<<<<

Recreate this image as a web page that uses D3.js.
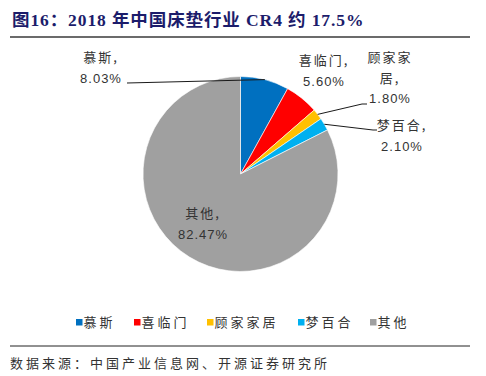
<!DOCTYPE html>
<html><head><meta charset="utf-8">
<script src="https://cdn.jsdelivr.net/npm/d3@7/dist/d3.min.js"></script>
<style>
html,body{margin:0;padding:0;background:#fff;}
svg{display:block;}
</style>
</head><body>
<div id="chart"></div>
<script>
// ---- data ----
const titleText = "图16：2018 年中国床垫行业 CR4 约 17.5%";
const sourceText = "数据来源：中国产业信息网、开源证券研究所";
const categories = ["慕斯", "喜临门", "顾家家居", "梦百合", "其他"];
const values = [8.03, 5.60, 1.80, 2.10, 82.47];
const valueLabels = ["8.03%", "5.60%", "1.80%", "2.10%", "82.47%"];
const nameLines = [["慕斯,"], ["喜临门,"], ["顾家家", "居,"], ["梦百合,"], ["其他,"]];
const colors = ["#0070C0", "#FF0000", "#FFC000", "#00B0F0", "#A0A0A0"];

// ---- layout (not data) ----
const W = 486, H = 376;
const cx = 240.5, cy = 174, R = 97.5;
// label anchor points (center x, first baseline y)
const labelPos = [[101, 62], [324, 65], [390, 62], [402, 130], [203, 218]];
const lineH = 20.5;
// leader line end points (null = no leader)
const leaderEnds = [[[127, 83]], null, [[362, 104], [367, 104]], [[373, 130], [377, 130]], null];

const svg = d3.select("#chart").append("svg").attr("width", W).attr("height", H);

const cjk = "'Noto Sans CJK SC', 'Noto Sans CJK JP', sans-serif";
const num = "'Liberation Sans', Arial, sans-serif";

// title
svg.append("text").attr("x", 12).attr("y", 26)
  .attr("font-family", "'Liberation Serif', 'Noto Sans CJK SC', serif")
  .attr("font-weight", "bold").attr("font-size", 17.5).attr("letter-spacing", 0.9).attr("fill", "#1C1C6B")
  .text(titleText);
svg.append("line").attr("x1", 10).attr("x2", 470).attr("y1", 37).attr("y2", 37)
  .attr("stroke", "#6b6b6b").attr("stroke-width", 2);

// pie
const pie = d3.pie().sort(null).value(d => d)(values);
const arc = d3.arc().innerRadius(0).outerRadius(R);
const g = svg.append("g").attr("transform", `translate(${cx},${cy})`);
g.selectAll("path").data(pie).join("path")
  .attr("d", arc).attr("fill", (d, i) => colors[i])
  .attr("stroke", "#ffffff").attr("stroke-width", 0.6);

// leader lines
const arcMid = d3.arc().innerRadius(R).outerRadius(R);
pie.forEach((d, i) => {
  if (!leaderEnds[i]) return;
  const c = arcMid.centroid(d);
  const pts = [[cx + c[0], cy + c[1]], ...leaderEnds[i]];
  svg.append("path").attr("d", d3.line()(pts))
    .attr("fill", "none").attr("stroke", "#1a1a1a").attr("stroke-width", 1);
});

// labels
categories.forEach((c, i) => {
  const [x, y] = labelPos[i];
  const t = svg.append("text").attr("text-anchor", "middle").attr("fill", "#333");
  nameLines[i].forEach((ln, k) => {
    t.append("tspan").attr("x", x).attr("y", y + k * lineH)
      .attr("font-family", cjk).attr("font-size", 13).attr("letter-spacing", 2)
      .text(ln);
  });
  t.append("tspan").attr("x", x).attr("y", y + nameLines[i].length * lineH)
    .attr("font-family", num).attr("font-size", 13).attr("letter-spacing", 1)
    .text(valueLabels[i]);
});

// legend
const legX = [76, 134, 207, 298, 370];
const legY = 322.5;
categories.forEach((c, i) => {
  svg.append("rect").attr("x", legX[i]).attr("y", legY - 3.5).attr("width", 6.5).attr("height", 6.5)
    .attr("fill", colors[i]);
  svg.append("text").attr("x", legX[i] + 7.5).attr("y", legY + 4.5)
    .attr("font-family", cjk).attr("font-size", 13).attr("letter-spacing", 3).attr("fill", "#333")
    .text(c);
});

// source
svg.append("line").attr("x1", 10).attr("x2", 470).attr("y1", 346).attr("y2", 346)
  .attr("stroke", "#222").attr("stroke-width", 1);
svg.append("text").attr("x", 10).attr("y", 368)
  .attr("font-family", cjk).attr("font-size", 13).attr("letter-spacing", 3).attr("fill", "#333")
  .text(sourceText);
</script>
</body></html>
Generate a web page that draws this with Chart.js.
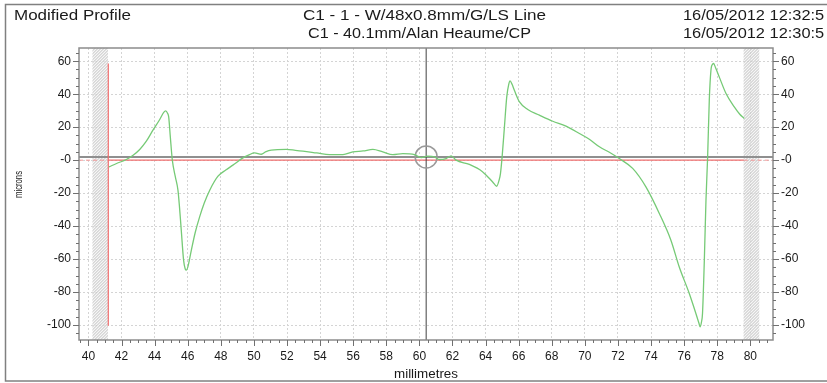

>>>>

### WHAT YOU SHOULD DO
Without including the pictures, return each record above exactly as it stands.

### ANSWER FOR THIS EXERCISE
Recreate this image as a web page that uses D3.js.
<!DOCTYPE html>
<html><head><meta charset="utf-8">
<script src="https://cdn.jsdelivr.net/npm/d3@7/dist/d3.min.js"></script>
<style>
html,body{margin:0;padding:0;background:#fff;}
svg{display:block;}
</style>
</head><body>
<div id="chart"></div>
<script>
// ---- data ----
const titleText = "图16：2018 年中国床垫行业 CR4 约 17.5%";
const sourceText = "数据来源：中国产业信息网、开源证券研究所";
const categories = ["慕斯", "喜临门", "顾家家居", "梦百合", "其他"];
const values = [8.03, 5.60, 1.80, 2.10, 82.47];
const valueLabels = ["8.03%", "5.60%", "1.80%", "2.10%", "82.47%"];
const nameLines = [["慕斯,"], ["喜临门,"], ["顾家家", "居,"], ["梦百合,"], ["其他,"]];
const colors = ["#0070C0", "#FF0000", "#FFC000", "#00B0F0", "#A0A0A0"];

// ---- layout (not data) ----
const W = 486, H = 376;
const cx = 240.5, cy = 174, R = 97.5;
// label anchor points (center x, first baseline y)
const labelPos = [[101, 62], [324, 65], [390, 62], [402, 130], [203, 218]];
const lineH = 20.5;
// leader line end points (null = no leader)
const leaderEnds = [[[127, 83]], null, [[362, 104], [367, 104]], [[373, 130], [377, 130]], null];

const svg = d3.select("#chart").append("svg").attr("width", W).attr("height", H);

const cjk = "'Noto Sans CJK SC', 'Noto Sans CJK JP', sans-serif";
const num = "'Liberation Sans', Arial, sans-serif";

// title
svg.append("text").attr("x", 12).attr("y", 26)
  .attr("font-family", "'Liberation Serif', 'Noto Sans CJK SC', serif")
  .attr("font-weight", "bold").attr("font-size", 17.5).attr("letter-spacing", 0.9).attr("fill", "#1C1C6B")
  .text(titleText);
svg.append("line").attr("x1", 10).attr("x2", 470).attr("y1", 37).attr("y2", 37)
  .attr("stroke", "#6b6b6b").attr("stroke-width", 2);

// pie
const pie = d3.pie().sort(null).value(d => d)(values);
const arc = d3.arc().innerRadius(0).outerRadius(R);
const g = svg.append("g").attr("transform", `translate(${cx},${cy})`);
g.selectAll("path").data(pie).join("path")
  .attr("d", arc).attr("fill", (d, i) => colors[i])
  .attr("stroke", "#ffffff").attr("stroke-width", 0.6);

// leader lines
const arcMid = d3.arc().innerRadius(R).outerRadius(R);
pie.forEach((d, i) => {
  if (!leaderEnds[i]) return;
  const c = arcMid.centroid(d);
  const pts = [[cx + c[0], cy + c[1]], ...leaderEnds[i]];
  svg.append("path").attr("d", d3.line()(pts))
    .attr("fill", "none").attr("stroke", "#1a1a1a").attr("stroke-width", 1);
});

// labels
categories.forEach((c, i) => {
  const [x, y] = labelPos[i];
  const t = svg.append("text").attr("text-anchor", "middle").attr("fill", "#333");
  nameLines[i].forEach((ln, k) => {
    t.append("tspan").attr("x", x).attr("y", y + k * lineH)
      .attr("font-family", cjk).attr("font-size", 13).attr("letter-spacing", 2)
      .text(ln);
  });
  t.append("tspan").attr("x", x).attr("y", y + nameLines[i].length * lineH)
    .attr("font-family", num).attr("font-size", 13).attr("letter-spacing", 1)
    .text(valueLabels[i]);
});

// legend
const legX = [76, 134, 207, 298, 370];
const legY = 322.5;
categories.forEach((c, i) => {
  svg.append("rect").attr("x", legX[i]).attr("y", legY - 3.5).attr("width", 6.5).attr("height", 6.5)
    .attr("fill", colors[i]);
  svg.append("text").attr("x", legX[i] + 7.5).attr("y", legY + 4.5)
    .attr("font-family", cjk).attr("font-size", 13).attr("letter-spacing", 3).attr("fill", "#333")
    .text(c);
});

// source
svg.append("line").attr("x1", 10).attr("x2", 470).attr("y1", 346).attr("y2", 346)
  .attr("stroke", "#222").attr("stroke-width", 1);
svg.append("text").attr("x", 10).attr("y", 368)
  .attr("font-family", cjk).attr("font-size", 13).attr("letter-spacing", 3).attr("fill", "#333")
  .text(sourceText);
</script>
</body></html>
Generate a web page that draws this with Chart.js.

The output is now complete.